* Prompt
Print the lines of the data, starting with the first, up to and including the line where "import * as" appears.

* Raw data
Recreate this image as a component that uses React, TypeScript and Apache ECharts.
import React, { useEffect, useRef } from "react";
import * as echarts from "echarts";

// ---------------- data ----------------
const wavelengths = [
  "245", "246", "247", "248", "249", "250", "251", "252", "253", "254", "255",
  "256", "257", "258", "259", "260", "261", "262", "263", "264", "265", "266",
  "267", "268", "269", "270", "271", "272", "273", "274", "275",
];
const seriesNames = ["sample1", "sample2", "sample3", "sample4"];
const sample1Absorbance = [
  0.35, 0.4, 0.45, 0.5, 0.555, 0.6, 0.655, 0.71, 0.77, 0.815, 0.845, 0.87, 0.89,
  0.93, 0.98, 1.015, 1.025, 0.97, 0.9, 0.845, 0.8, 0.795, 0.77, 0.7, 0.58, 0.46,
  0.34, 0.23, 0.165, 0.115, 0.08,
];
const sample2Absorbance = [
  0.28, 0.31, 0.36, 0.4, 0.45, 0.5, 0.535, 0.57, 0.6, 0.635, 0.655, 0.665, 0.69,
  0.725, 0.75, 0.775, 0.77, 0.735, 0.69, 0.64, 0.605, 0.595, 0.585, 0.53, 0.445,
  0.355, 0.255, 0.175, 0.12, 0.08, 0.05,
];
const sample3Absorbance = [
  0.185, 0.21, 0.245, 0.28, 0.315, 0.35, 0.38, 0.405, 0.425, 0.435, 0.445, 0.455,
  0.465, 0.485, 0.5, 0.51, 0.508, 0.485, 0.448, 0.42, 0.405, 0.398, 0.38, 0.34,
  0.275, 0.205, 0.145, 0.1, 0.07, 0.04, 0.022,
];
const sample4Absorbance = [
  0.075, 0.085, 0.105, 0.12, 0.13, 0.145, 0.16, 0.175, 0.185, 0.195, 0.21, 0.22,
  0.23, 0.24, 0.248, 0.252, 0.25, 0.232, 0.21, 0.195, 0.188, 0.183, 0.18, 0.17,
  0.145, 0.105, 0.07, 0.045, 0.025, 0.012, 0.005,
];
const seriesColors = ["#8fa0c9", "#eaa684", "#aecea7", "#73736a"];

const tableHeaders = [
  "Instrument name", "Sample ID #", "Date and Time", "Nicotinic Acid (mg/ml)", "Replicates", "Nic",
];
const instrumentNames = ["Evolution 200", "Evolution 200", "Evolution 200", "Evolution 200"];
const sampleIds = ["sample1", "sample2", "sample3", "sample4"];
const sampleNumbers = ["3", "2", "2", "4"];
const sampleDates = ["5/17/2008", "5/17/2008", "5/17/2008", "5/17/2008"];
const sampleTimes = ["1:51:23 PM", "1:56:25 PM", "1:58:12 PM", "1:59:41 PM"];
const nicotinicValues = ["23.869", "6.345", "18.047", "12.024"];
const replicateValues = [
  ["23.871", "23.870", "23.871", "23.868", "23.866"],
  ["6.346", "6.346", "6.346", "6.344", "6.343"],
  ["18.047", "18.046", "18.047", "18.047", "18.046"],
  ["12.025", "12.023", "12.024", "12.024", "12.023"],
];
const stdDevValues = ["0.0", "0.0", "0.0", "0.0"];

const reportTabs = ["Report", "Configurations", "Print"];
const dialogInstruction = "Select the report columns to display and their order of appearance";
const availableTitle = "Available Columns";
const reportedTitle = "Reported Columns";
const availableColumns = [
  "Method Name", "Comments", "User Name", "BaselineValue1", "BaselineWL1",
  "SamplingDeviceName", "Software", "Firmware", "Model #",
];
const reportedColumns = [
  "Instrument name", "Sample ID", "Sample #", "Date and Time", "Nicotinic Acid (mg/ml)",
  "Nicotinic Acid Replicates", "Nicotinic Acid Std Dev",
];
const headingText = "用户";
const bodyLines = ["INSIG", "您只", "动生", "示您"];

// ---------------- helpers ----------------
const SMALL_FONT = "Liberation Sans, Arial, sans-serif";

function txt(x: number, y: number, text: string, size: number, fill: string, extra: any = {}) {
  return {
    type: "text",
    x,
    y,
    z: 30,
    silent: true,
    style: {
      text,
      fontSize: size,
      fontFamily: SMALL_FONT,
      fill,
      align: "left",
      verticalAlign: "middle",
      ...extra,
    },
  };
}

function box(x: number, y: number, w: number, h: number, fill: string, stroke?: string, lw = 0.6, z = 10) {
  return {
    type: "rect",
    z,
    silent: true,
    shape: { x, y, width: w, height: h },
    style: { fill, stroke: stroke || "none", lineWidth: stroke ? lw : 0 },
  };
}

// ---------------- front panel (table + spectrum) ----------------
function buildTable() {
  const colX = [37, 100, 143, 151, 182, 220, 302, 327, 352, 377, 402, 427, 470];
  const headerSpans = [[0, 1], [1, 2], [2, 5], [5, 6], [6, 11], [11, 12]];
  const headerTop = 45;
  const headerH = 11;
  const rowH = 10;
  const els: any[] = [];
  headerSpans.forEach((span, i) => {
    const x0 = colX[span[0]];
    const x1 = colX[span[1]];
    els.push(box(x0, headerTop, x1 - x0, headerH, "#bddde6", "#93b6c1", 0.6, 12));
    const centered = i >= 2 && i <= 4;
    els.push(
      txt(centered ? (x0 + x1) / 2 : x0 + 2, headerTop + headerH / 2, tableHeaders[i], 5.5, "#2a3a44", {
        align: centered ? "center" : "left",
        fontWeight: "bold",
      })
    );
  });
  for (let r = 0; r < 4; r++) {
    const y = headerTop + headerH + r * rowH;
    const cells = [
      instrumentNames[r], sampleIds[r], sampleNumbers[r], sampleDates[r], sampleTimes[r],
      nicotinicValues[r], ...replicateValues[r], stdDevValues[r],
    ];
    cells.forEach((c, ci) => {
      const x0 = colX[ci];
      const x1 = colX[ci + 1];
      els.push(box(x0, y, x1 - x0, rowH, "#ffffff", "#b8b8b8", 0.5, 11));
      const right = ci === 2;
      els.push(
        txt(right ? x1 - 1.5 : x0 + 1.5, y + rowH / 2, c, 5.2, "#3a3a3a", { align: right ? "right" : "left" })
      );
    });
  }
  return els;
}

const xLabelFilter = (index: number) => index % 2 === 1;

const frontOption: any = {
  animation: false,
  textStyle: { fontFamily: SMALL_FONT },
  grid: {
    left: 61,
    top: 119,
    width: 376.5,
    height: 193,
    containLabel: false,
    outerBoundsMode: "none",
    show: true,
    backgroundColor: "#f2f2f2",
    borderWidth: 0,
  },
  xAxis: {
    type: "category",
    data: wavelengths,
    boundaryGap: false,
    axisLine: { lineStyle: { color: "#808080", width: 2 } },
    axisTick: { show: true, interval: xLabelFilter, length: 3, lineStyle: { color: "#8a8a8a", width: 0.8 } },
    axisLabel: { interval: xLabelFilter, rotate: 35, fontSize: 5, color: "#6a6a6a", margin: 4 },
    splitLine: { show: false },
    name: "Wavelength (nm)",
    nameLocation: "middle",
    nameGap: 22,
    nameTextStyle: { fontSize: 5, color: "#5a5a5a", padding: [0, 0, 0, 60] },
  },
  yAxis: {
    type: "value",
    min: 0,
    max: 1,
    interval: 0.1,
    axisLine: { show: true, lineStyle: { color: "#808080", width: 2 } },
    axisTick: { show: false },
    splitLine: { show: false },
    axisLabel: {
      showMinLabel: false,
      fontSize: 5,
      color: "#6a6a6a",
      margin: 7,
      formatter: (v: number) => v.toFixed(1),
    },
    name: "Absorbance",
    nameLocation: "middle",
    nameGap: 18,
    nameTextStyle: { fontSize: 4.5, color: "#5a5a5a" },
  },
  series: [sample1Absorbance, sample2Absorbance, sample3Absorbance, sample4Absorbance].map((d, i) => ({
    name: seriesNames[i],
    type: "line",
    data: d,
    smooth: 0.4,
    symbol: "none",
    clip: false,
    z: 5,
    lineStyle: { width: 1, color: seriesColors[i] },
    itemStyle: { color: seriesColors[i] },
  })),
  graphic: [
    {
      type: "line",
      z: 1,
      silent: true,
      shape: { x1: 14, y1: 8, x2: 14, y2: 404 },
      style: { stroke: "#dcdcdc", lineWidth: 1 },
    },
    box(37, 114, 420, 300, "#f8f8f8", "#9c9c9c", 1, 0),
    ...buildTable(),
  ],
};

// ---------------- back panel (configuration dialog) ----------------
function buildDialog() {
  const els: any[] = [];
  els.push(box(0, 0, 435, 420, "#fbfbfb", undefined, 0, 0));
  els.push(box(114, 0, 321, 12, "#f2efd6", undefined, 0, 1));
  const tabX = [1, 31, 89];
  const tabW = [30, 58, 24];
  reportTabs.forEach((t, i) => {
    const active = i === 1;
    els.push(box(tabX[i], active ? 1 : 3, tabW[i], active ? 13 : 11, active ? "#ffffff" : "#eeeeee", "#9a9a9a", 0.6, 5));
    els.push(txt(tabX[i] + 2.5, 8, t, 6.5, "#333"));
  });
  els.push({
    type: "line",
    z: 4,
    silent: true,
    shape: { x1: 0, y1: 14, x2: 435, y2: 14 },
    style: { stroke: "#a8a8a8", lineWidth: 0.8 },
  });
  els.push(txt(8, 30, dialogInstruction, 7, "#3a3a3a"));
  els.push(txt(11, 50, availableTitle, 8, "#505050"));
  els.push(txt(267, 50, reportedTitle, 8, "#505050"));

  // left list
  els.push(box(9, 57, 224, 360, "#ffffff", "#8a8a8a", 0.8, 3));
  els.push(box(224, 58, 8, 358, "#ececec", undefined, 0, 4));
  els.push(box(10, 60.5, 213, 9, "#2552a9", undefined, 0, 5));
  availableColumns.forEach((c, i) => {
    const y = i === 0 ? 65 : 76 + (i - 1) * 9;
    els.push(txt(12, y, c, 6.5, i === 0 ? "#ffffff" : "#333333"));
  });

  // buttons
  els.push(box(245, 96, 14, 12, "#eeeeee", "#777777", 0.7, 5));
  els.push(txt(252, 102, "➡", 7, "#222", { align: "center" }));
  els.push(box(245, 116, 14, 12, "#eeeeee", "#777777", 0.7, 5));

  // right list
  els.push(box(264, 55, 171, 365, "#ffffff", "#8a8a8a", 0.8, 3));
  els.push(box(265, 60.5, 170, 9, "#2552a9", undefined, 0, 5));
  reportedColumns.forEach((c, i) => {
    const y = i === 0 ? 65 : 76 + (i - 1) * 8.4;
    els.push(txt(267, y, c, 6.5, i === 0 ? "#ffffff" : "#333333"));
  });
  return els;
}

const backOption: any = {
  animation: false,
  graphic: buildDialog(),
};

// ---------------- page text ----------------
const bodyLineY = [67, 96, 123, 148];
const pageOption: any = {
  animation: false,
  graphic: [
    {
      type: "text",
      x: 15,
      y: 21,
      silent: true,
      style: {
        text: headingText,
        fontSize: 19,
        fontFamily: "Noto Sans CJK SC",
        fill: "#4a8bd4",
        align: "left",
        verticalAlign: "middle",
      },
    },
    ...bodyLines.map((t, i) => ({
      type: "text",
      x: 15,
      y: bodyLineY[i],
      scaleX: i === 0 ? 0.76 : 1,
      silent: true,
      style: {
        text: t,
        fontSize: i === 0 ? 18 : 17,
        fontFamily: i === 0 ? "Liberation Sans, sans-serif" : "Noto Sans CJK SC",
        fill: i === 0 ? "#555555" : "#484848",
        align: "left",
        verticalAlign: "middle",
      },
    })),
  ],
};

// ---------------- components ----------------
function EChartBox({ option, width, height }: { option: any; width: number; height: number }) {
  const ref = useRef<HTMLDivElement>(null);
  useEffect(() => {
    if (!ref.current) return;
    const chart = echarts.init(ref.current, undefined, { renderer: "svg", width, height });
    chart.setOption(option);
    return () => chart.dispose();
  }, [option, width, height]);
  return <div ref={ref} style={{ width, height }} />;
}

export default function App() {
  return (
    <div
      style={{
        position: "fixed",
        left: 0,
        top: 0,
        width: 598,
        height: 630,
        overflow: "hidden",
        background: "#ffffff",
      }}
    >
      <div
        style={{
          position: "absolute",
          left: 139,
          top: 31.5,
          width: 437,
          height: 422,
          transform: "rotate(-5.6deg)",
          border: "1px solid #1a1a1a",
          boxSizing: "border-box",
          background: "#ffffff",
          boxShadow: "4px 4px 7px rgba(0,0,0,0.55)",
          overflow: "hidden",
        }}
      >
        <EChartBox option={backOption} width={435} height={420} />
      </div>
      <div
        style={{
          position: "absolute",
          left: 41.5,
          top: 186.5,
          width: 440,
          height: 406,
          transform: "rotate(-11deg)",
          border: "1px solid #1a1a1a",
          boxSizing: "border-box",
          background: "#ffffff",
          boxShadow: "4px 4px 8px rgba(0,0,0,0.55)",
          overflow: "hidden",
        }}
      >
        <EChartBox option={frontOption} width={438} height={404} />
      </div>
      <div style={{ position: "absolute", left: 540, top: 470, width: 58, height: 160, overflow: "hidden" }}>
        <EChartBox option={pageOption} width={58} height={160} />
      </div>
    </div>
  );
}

* Result below
Recreate this image as a component that uses React, TypeScript and Apache ECharts.
import React, { useEffect, useRef } from "react";
import * as echarts from "echarts";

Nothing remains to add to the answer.